Step 2: Apply the upgrade

If your S3 backend uses a publicly trusted certificate, you can omit the --set-file flag from the helm upgrade command below. If your S3 backend uses a private CA (for example, SeaweedFS, or MinIO with a self-signed certificate), prepare the CA bundle first and pass it with --set-file:
helm upgrade inference \
  $NEW_BUNDLE/charts/inference \
  -f <path-to-inference-values.yaml> \
  --set-file s3.caBundle=<path-to-s3-ca.crt> \
  -n poolside-models
Watch the state of pods during the upgrade and verify that they are healthy at the end. The pods should be in a Running state when the upgrade completes:
kubectl get pods -n poolside-models -w

Step 3: Update models (optional)

You can add, update, or remove model checkpoints as part of this upgrade rather than as a separate operation. Make the model edits in the same inference_values.yaml file you reviewed in Step B, before you run the helm upgrade in Step 2. The single helm upgrade then reconciles both the new chart and the model changes. For the full procedure to add, update, or remove models, see Manage models on Kubernetes.

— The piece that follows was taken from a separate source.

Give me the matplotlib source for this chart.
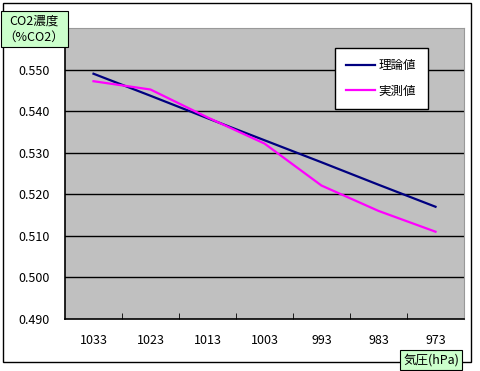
import matplotlib.pyplot as plt
import numpy as np
from matplotlib.patches import Rectangle

plt.rcParams['font.family'] = ['Noto Sans CJK JP', 'DejaVu Sans']

# Data
pressure = ['1033', '1023', '1013', '1003', '993', '983', '973']
theory = [0.5490, 0.5437, 0.5383, 0.5330, 0.5277, 0.5223, 0.5170]
measured = [0.5472, 0.5452, 0.5385, 0.5322, 0.5221, 0.5160, 0.5110]
yticks = [0.490, 0.500, 0.510, 0.520, 0.530, 0.540, 0.550]

W, H = 480, 371
fs = 9
fig = plt.figure(figsize=(4.8, 3.71), dpi=100)
fig.patch.set_facecolor('white')

# outer frame
fig.patches.append(Rectangle((3 / W, 1 - 362 / H), 468 / W, 359 / H,
                             transform=fig.transFigure, fill=False,
                             edgecolor='black', linewidth=1))

ax = fig.add_axes([65 / W, 1 - 319 / H, 399 / W, 291 / H])
ax.set_facecolor('#c0c0c0')

x = np.arange(len(pressure))
ax.plot(x, theory, color='#000080', linewidth=1.6, label='理論値')
ax.plot(x, measured, color='#ff00ff', linewidth=1.6, label='実測値')

ax.set_xlim(-0.5, len(pressure) - 0.5)
ax.set_ylim(0.490, 0.560)
ax.set_yticks(yticks)
ax.set_yticklabels([f'{v:.3f}' for v in yticks], fontsize=fs)
ax.set_xticks(x)
ax.set_xticklabels(pressure, fontsize=fs)
ax.set_xticks(np.arange(0.5, len(pressure) - 0.5), minor=True)
ax.tick_params(axis='x', which='major', length=0, pad=11)
ax.tick_params(axis='x', which='minor', direction='in', length=4, color='black')
ax.tick_params(axis='y', length=0, pad=11)

for v in yticks[1:]:
    ax.axhline(v, color='black', linewidth=1, zorder=0.5)

for s in ['top', 'right']:
    ax.spines[s].set_color('#999999')
for s in ['left', 'bottom']:
    ax.spines[s].set_color('black')
    ax.spines[s].set_linewidth(1.2)

leg = ax.legend(loc='upper left', bbox_to_anchor=((335 - 65) / 399, 1 - (48 - 28) / 291),
                fontsize=fs, frameon=True, fancybox=False, handlelength=2.3,
                labelspacing=1.0, borderpad=0.9, handletextpad=0.3, borderaxespad=0)
leg.get_frame().set_edgecolor('black')
leg.get_frame().set_facecolor('white')
leg.get_frame().set_alpha(1)

box = dict(boxstyle='square,pad=0.25', facecolor='#ccffcc', edgecolor='black', linewidth=0.8)
fig.text(34 / W, 1 - 29 / H, 'CO2濃度\n（%CO2）', fontsize=fs, ha='center', va='center',
         linespacing=1.3, bbox=box)
fig.text(431 / W, 1 - 360 / H, '気圧(hPa)', fontsize=fs, ha='center', va='center', bbox=box)

fig.savefig('out.png', dpi=100)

You can also run those changes separately at any time after the upgrade.

Verification

Confirm the release is deployed:
helm history inference -n poolside-models
Verify that all pods are healthy:
kubectl get pods -n poolside-models
Confirm that the inference endpoints still serve traffic, where <model-hostname> is the ingressHost of a model under models:
curl -s http://<model-hostname>/v1/models

Troubleshooting

  • Pods stuck pulling images: Verify that the new tags are present in your registry, and confirm that imagePullSecret still references a valid secret.
  • Model pods stuck in Init: Each model re-downloads its checkpoint from S3 on restart. Check the init container logs and confirm the checkpoint paths in inference_values.yaml are still valid.